The UK logistics & industrial sector will be largely driven by ongoing Brexit trade talks which could impact manufacturing and the growth in eCommerce, according to a report by Cushman & Wakefield.
The report predicts that the demand/supply imbalance in the logistics & industrial sector, compounded by a severe lack of developable land and upward pressure on land values, could led to vertical schemes. This type of development has already been seen in a number of European cities with developers planning similar schemes in locations like Heathrow and Park Royal in London.
The research revealed that annual take-up in 2017 was on par with 2016 at 26.9 m sq ft, although it was 8% below its five-year average. There is currently around 5.6 million sq ft of speculative space under construction and due for completion this year which is set to take Grade A availability to a six year high of 20.6 million sq ft.

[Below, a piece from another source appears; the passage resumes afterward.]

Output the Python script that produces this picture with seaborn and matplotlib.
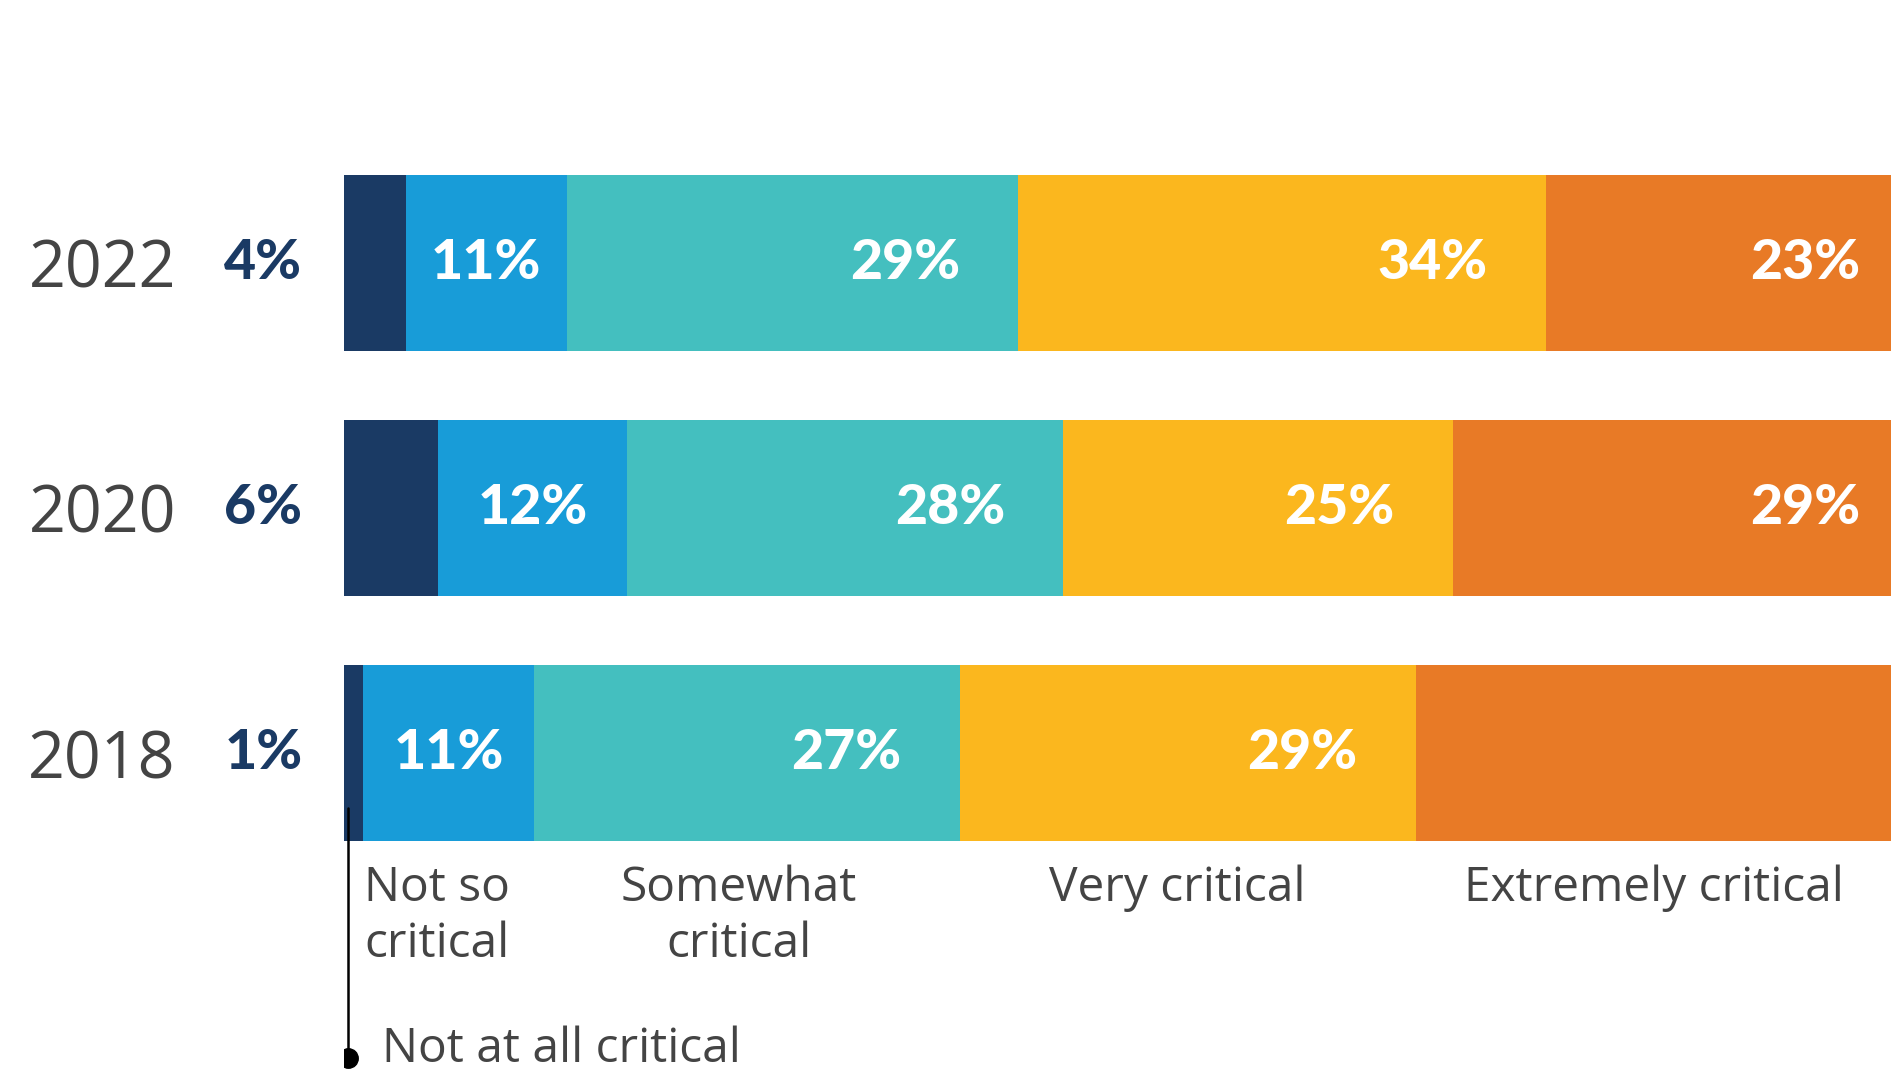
import numpy as np
import pandas as pd
import seaborn as sns
import matplotlib.pyplot as plt

# DATA (segment lengths, printed labels as shown)
years = ['2022', '2020', '2018']
categories = ['Not at all critical', 'Not so critical', 'Somewhat critical',
              'Very critical', 'Extremely critical']
not_at_all = [4.0, 6.1, 1.2]
not_so = [10.4, 12.2, 11.1]
somewhat = [29.2, 28.2, 27.5]
very = [34.1, 25.2, 29.5]
extremely = [22.3, 28.3, 30.7]
labels = [['4%', '11%', '29%', '34%', '23%'],
          ['6%', '12%', '28%', '25%', '29%'],
          ['1%', '11%', '27%', '29%', '']]

colors = ['#1a3a64', '#189cd8', '#44bfbf', '#fbb71e', '#e87a26']
text_gray = '#444444'

sns.set_style('white')
plt.rcParams['font.family'] = ['Open Sans', 'DejaVu Sans']

df = pd.DataFrame({'year': years, 'c0': not_at_all, 'c1': not_so,
                   'c2': somewhat, 'c3': very, 'c4': extremely})
vals = df[['c0', 'c1', 'c2', 'c3', 'c4']].to_numpy()
cum = vals.cumsum(axis=1)

fig = plt.figure(figsize=(18.91, 10.75), dpi=100)
left = 344 / 1891
ax = fig.add_axes([left, 0, 1 - left, 1])

# STACKED BARS: draw cumulative totals from the last segment back to the first
for k in range(4, -1, -1):
    sns.barplot(x=cum[:, k], y=df['year'], order=years, orient='h',
                color=colors[k], saturation=1, width=0.72, linewidth=0,
                ax=ax)

ax.set_xlim(0, 100)
ax.set_ylim(3.314, -1.073)
ax.set_xlabel('')
ax.set_ylabel('')
ax.set_xticks([])
sns.despine(ax=ax, left=True, bottom=True)
ax.tick_params(axis='y', length=0, pad=121, labelsize=46.5, labelcolor=text_gray)
for t in ax.get_yticklabels():
    t.set_fontfamily(['Open Sans', 'DejaVu Sans'])

# VALUE LABELS
lab_font = dict(family=['Lato', 'DejaVu Sans'], weight='black', fontsize=40)
for i in range(len(years)):
    ax.annotate(labels[i][0], xy=(0, i), xytext=(-30, 0),
                textcoords='offset points', ha='right', va='center',
                color=colors[0], **lab_font)
    # second segment: centred
    ax.annotate(labels[i][1], xy=(cum[i, 1] - vals[i, 1] / 2, i),
                ha='center', va='center', color='white', **lab_font)
    for k in range(2, 5):
        if not labels[i][k]:
            continue
        end = min(cum[i, k], 100)
        pad = 22 if k == 4 else 42
        ax.annotate(labels[i][k], xy=(end, i), xytext=(-pad, 0),
                    textcoords='offset points', ha='right', va='center',
                    color='white', **lab_font)

# CATEGORY LABELS UNDER THE 2018 BAR
cat_font = dict(fontsize=34.5, color=text_gray, va='top', linespacing=1.22)
bot = 2 + 0.36
start18 = cum[2] - vals[2]
mid18 = start18 + vals[2] / 2
ax.annotate('Not so\ncritical', xy=(start18[1], bot), xytext=(1, -17),
            textcoords='offset points', ha='left', **cat_font)
ax.annotate('Somewhat\ncritical', xy=(mid18[2], bot), xytext=(-6, -17),
            textcoords='offset points', ha='center', multialignment='center',
            **cat_font)
ax.annotate('Very critical', xy=(mid18[3], bot), xytext=(-8, -17),
            textcoords='offset points', ha='center', **cat_font)
ax.annotate('Extremely critical', xy=(mid18[4], bot), xytext=(0, -17),
            textcoords='offset points', ha='center', **cat_font)

# CALLOUT FOR THE SMALLEST SEGMENT
x0 = vals[2, 0] / 5
ax.plot([x0, x0], [2.224, 3.245], color='black', lw=1.8, zorder=5)
ax.plot([x0], [3.245], marker='o', markersize=14, color='black', zorder=6)
ax.annotate(categories[0], xy=(x0, 3.262), xytext=(25, 0),
            textcoords='offset points', ha='left', va='baseline',
            fontsize=34.5, color=text_gray)

fig.savefig('out.png', dpi=100)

On a regional level, however, availability of grade A space varies significantly, ranging from over 6.5 million sq ft in the South East to 266,000 sq ft in the North East. The demand/supply imbalance is putting pressure on prime rents and in particular, for larger sheds. Rents grew the fastest in Wales (over 13%) and the slowest in Yorkshire & Humber (2.3%).
The sector delivered a strong performance in the last three months of 2017 with total annual return for industrial and distribution warehouses rising to 20.9% and 17% respectively, up from 17.8% and 14.7% in Q3. Both sectors continue to out-perform the office and retail sectors.
Cushman & Wakefield forecasts moderate returns for the logistics & industrial sector despite a strong performance in Q4 2017. Continued diversification in the sector to include multi-level, mixed-use, and urban depot solutions should create opportunities for a wide range of investors.
Bruno Berretta, UK Logistics Insight & Research at Cushman & Wakefield said: “Brexit negotiations will undoubtedly influence real estate decision-making among many occupiers, notably those with European supply chains and regions which have strong trading links with the EU. However, the growth in e-commerce will continue to benefit the sector, as internet sales account for an increasing proportion of overall retail sales.
“Prime yields also continued to tighten last year across most UK markets. With the gap between prime yields in West London and the risk-free rate, investors who remain keen on this sector, may turn to new opportunities that are likely to emerge this year.”